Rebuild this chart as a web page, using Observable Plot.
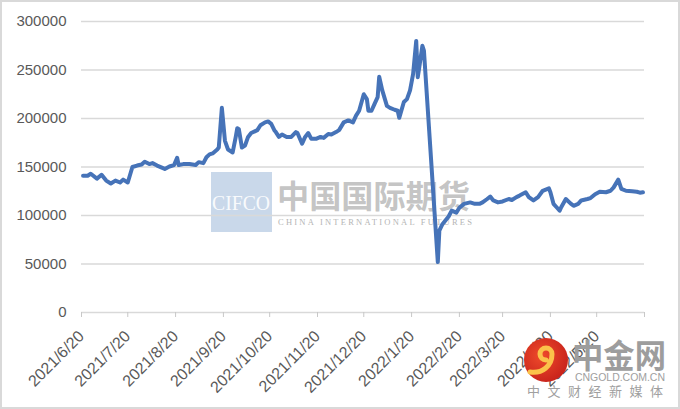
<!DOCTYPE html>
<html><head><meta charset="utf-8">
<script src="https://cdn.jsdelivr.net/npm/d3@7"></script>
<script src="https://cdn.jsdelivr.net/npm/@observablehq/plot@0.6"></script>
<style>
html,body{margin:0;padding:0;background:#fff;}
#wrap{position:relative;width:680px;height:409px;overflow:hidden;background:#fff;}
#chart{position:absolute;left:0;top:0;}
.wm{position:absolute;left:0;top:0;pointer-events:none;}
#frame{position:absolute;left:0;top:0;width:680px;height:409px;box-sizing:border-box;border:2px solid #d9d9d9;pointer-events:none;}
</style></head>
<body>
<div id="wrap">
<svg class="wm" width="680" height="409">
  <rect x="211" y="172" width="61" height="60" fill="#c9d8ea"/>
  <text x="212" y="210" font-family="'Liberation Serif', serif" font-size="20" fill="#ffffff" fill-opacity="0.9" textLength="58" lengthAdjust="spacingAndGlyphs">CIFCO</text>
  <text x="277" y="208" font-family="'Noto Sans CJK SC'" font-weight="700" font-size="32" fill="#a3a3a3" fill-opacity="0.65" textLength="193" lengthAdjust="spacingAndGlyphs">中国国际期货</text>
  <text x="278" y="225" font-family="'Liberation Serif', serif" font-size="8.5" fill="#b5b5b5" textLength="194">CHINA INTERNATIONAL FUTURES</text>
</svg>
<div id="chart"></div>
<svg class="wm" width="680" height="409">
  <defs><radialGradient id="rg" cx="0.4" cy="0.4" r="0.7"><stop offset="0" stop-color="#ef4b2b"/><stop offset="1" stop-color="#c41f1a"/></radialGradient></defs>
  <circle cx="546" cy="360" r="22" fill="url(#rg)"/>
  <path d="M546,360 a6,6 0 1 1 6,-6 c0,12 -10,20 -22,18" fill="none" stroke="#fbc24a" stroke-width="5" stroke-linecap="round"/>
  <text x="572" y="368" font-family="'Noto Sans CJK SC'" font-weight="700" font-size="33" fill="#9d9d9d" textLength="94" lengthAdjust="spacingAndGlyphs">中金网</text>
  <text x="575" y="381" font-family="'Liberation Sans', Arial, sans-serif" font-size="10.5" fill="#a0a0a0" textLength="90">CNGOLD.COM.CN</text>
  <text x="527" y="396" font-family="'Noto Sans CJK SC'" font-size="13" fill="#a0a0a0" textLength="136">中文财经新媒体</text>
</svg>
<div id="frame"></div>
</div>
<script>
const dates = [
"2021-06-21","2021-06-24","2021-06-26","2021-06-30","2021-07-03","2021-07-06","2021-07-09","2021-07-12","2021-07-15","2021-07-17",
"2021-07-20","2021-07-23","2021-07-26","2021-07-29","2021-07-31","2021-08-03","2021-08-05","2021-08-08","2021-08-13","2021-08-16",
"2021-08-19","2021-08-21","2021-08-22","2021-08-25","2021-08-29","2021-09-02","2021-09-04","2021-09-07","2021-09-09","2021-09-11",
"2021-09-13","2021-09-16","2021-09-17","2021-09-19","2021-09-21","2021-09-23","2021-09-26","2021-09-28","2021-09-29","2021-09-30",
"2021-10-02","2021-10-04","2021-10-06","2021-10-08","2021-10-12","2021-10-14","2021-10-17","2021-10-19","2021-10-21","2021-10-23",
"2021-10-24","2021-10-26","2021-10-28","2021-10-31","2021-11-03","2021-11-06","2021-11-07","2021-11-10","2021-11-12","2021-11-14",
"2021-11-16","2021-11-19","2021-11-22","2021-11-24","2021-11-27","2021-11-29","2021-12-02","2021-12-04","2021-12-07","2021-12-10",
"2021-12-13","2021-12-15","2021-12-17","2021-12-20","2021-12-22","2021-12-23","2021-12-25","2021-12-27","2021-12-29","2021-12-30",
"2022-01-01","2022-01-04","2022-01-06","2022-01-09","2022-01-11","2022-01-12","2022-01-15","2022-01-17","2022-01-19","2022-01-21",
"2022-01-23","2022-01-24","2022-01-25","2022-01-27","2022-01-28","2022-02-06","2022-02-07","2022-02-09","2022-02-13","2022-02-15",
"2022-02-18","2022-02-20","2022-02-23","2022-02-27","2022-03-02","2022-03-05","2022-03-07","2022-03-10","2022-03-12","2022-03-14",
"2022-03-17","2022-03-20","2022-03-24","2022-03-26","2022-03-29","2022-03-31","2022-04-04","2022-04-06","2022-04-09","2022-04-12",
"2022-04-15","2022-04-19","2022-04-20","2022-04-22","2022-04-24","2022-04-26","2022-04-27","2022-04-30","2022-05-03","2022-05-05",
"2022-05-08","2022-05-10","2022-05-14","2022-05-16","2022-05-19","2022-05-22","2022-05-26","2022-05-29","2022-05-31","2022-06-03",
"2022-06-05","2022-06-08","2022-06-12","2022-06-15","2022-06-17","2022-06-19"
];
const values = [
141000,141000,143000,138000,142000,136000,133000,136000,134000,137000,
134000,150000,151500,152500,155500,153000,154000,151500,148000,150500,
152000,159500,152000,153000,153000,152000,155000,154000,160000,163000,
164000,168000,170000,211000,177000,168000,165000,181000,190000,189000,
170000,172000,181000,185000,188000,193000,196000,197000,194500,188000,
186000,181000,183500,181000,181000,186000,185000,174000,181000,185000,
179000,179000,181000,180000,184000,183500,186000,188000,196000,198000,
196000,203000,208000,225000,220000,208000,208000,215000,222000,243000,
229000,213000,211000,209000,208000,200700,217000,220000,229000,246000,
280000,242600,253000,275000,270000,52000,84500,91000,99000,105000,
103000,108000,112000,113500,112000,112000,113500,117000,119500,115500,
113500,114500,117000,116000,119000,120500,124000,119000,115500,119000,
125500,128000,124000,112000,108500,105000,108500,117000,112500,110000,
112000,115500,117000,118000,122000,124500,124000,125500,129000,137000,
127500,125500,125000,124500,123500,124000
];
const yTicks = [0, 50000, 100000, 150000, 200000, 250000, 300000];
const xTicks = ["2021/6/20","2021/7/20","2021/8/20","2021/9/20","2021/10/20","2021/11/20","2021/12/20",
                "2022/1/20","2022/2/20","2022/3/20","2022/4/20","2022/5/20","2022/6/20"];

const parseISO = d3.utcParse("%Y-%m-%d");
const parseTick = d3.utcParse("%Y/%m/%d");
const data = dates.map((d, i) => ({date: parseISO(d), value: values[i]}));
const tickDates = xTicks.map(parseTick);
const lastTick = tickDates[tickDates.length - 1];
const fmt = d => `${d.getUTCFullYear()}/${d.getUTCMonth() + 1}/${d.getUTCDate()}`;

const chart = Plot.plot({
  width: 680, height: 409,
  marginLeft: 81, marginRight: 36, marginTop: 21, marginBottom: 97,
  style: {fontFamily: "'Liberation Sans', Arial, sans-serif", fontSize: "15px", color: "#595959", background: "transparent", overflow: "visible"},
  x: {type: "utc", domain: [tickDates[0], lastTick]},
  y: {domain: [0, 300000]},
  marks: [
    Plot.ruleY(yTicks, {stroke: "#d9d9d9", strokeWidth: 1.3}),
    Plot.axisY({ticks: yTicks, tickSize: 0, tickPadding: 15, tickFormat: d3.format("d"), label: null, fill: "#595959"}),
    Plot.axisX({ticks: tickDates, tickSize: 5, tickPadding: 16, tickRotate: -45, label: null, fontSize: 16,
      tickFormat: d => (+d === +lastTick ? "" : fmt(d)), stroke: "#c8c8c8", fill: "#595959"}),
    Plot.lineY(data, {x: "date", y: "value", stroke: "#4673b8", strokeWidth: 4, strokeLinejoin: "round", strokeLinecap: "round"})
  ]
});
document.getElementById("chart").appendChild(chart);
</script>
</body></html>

> To do
What is needed is an exact reproduction of the data, pictures excluded.

> Task answer
Rebuild this chart as a web page, using Observable Plot.
<!DOCTYPE html>
<html><head><meta charset="utf-8">
<script src="https://cdn.jsdelivr.net/npm/d3@7"></script>
<script src="https://cdn.jsdelivr.net/npm/@observablehq/plot@0.6"></script>
<style>
html,body{margin:0;padding:0;background:#fff;}
#wrap{position:relative;width:680px;height:409px;overflow:hidden;background:#fff;}
#chart{position:absolute;left:0;top:0;}
.wm{position:absolute;left:0;top:0;pointer-events:none;}
#frame{position:absolute;left:0;top:0;width:680px;height:409px;box-sizing:border-box;border:2px solid #d9d9d9;pointer-events:none;}
</style></head>
<body>
<div id="wrap">
<svg class="wm" width="680" height="409">
  <rect x="211" y="172" width="61" height="60" fill="#c9d8ea"/>
  <text x="212" y="210" font-family="'Liberation Serif', serif" font-size="20" fill="#ffffff" fill-opacity="0.9" textLength="58" lengthAdjust="spacingAndGlyphs">CIFCO</text>
  <text x="277" y="208" font-family="'Noto Sans CJK SC'" font-weight="700" font-size="32" fill="#a3a3a3" fill-opacity="0.65" textLength="193" lengthAdjust="spacingAndGlyphs">中国国际期货</text>
  <text x="278" y="225" font-family="'Liberation Serif', serif" font-size="8.5" fill="#b5b5b5" textLength="194">CHINA INTERNATIONAL FUTURES</text>
</svg>
<div id="chart"></div>
<svg class="wm" width="680" height="409">
  <defs><radialGradient id="rg" cx="0.4" cy="0.4" r="0.7"><stop offset="0" stop-color="#ef4b2b"/><stop offset="1" stop-color="#c41f1a"/></radialGradient></defs>
  <circle cx="546" cy="360" r="22" fill="url(#rg)"/>
  <path d="M546,360 a6,6 0 1 1 6,-6 c0,12 -10,20 -22,18" fill="none" stroke="#fbc24a" stroke-width="5" stroke-linecap="round"/>
  <text x="572" y="368" font-family="'Noto Sans CJK SC'" font-weight="700" font-size="33" fill="#9d9d9d" textLength="94" lengthAdjust="spacingAndGlyphs">中金网</text>
  <text x="575" y="381" font-family="'Liberation Sans', Arial, sans-serif" font-size="10.5" fill="#a0a0a0" textLength="90">CNGOLD.COM.CN</text>
  <text x="527" y="396" font-family="'Noto Sans CJK SC'" font-size="13" fill="#a0a0a0" textLength="136">中文财经新媒体</text>
</svg>
<div id="frame"></div>
</div>
<script>
const dates = [
"2021-06-21","2021-06-24","2021-06-26","2021-06-30","2021-07-03","2021-07-06","2021-07-09","2021-07-12","2021-07-15","2021-07-17",
"2021-07-20","2021-07-23","2021-07-26","2021-07-29","2021-07-31","2021-08-03","2021-08-05","2021-08-08","2021-08-13","2021-08-16",
"2021-08-19","2021-08-21","2021-08-22","2021-08-25","2021-08-29","2021-09-02","2021-09-04","2021-09-07","2021-09-09","2021-09-11",
"2021-09-13","2021-09-16","2021-09-17","2021-09-19","2021-09-21","2021-09-23","2021-09-26","2021-09-28","2021-09-29","2021-09-30",
"2021-10-02","2021-10-04","2021-10-06","2021-10-08","2021-10-12","2021-10-14","2021-10-17","2021-10-19","2021-10-21","2021-10-23",
"2021-10-24","2021-10-26","2021-10-28","2021-10-31","2021-11-03","2021-11-06","2021-11-07","2021-11-10","2021-11-12","2021-11-14",
"2021-11-16","2021-11-19","2021-11-22","2021-11-24","2021-11-27","2021-11-29","2021-12-02","2021-12-04","2021-12-07","2021-12-10",
"2021-12-13","2021-12-15","2021-12-17","2021-12-20","2021-12-22","2021-12-23","2021-12-25","2021-12-27","2021-12-29","2021-12-30",
"2022-01-01","2022-01-04","2022-01-06","2022-01-09","2022-01-11","2022-01-12","2022-01-15","2022-01-17","2022-01-19","2022-01-21",
"2022-01-23","2022-01-24","2022-01-25","2022-01-27","2022-01-28","2022-02-06","2022-02-07","2022-02-09","2022-02-13","2022-02-15",
"2022-02-18","2022-02-20","2022-02-23","2022-02-27","2022-03-02","2022-03-05","2022-03-07","2022-03-10","2022-03-12","2022-03-14",
"2022-03-17","2022-03-20","2022-03-24","2022-03-26","2022-03-29","2022-03-31","2022-04-04","2022-04-06","2022-04-09","2022-04-12",
"2022-04-15","2022-04-19","2022-04-20","2022-04-22","2022-04-24","2022-04-26","2022-04-27","2022-04-30","2022-05-03","2022-05-05",
"2022-05-08","2022-05-10","2022-05-14","2022-05-16","2022-05-19","2022-05-22","2022-05-26","2022-05-29","2022-05-31","2022-06-03",
"2022-06-05","2022-06-08","2022-06-12","2022-06-15","2022-06-17","2022-06-19"
];
const values = [
141000,141000,143000,138000,142000,136000,133000,136000,134000,137000,
134000,150000,151500,152500,155500,153000,154000,151500,148000,150500,
152000,159500,152000,153000,153000,152000,155000,154000,160000,163000,
164000,168000,170000,211000,177000,168000,165000,181000,190000,189000,
170000,172000,181000,185000,188000,193000,196000,197000,194500,188000,
186000,181000,183500,181000,181000,186000,185000,174000,181000,185000,
179000,179000,181000,180000,184000,183500,186000,188000,196000,198000,
196000,203000,208000,225000,220000,208000,208000,215000,222000,243000,
229000,213000,211000,209000,208000,200700,217000,220000,229000,246000,
280000,242600,253000,275000,270000,52000,84500,91000,99000,105000,
103000,108000,112000,113500,112000,112000,113500,117000,119500,115500,
113500,114500,117000,116000,119000,120500,124000,119000,115500,119000,
125500,128000,124000,112000,108500,105000,108500,117000,112500,110000,
112000,115500,117000,118000,122000,124500,124000,125500,129000,137000,
127500,125500,125000,124500,123500,124000
];
const yTicks = [0, 50000, 100000, 150000, 200000, 250000, 300000];
const xTicks = ["2021/6/20","2021/7/20","2021/8/20","2021/9/20","2021/10/20","2021/11/20","2021/12/20",
                "2022/1/20","2022/2/20","2022/3/20","2022/4/20","2022/5/20","2022/6/20"];

const parseISO = d3.utcParse("%Y-%m-%d");
const parseTick = d3.utcParse("%Y/%m/%d");
const data = dates.map((d, i) => ({date: parseISO(d), value: values[i]}));
const tickDates = xTicks.map(parseTick);
const lastTick = tickDates[tickDates.length - 1];
const fmt = d => `${d.getUTCFullYear()}/${d.getUTCMonth() + 1}/${d.getUTCDate()}`;

const chart = Plot.plot({
  width: 680, height: 409,
  marginLeft: 81, marginRight: 36, marginTop: 21, marginBottom: 97,
  style: {fontFamily: "'Liberation Sans', Arial, sans-serif", fontSize: "15px", color: "#595959", background: "transparent", overflow: "visible"},
  x: {type: "utc", domain: [tickDates[0], lastTick]},
  y: {domain: [0, 300000]},
  marks: [
    Plot.ruleY(yTicks, {stroke: "#d9d9d9", strokeWidth: 1.3}),
    Plot.axisY({ticks: yTicks, tickSize: 0, tickPadding: 15, tickFormat: d3.format("d"), label: null, fill: "#595959"}),
    Plot.axisX({ticks: tickDates, tickSize: 5, tickPadding: 16, tickRotate: -45, label: null, fontSize: 16,
      tickFormat: d => (+d === +lastTick ? "" : fmt(d)), stroke: "#c8c8c8", fill: "#595959"}),
    Plot.lineY(data, {x: "date", y: "value", stroke: "#4673b8", strokeWidth: 4, strokeLinejoin: "round", strokeLinecap: "round"})
  ]
});
document.getElementById("chart").appendChild(chart);
</script>
</body></html>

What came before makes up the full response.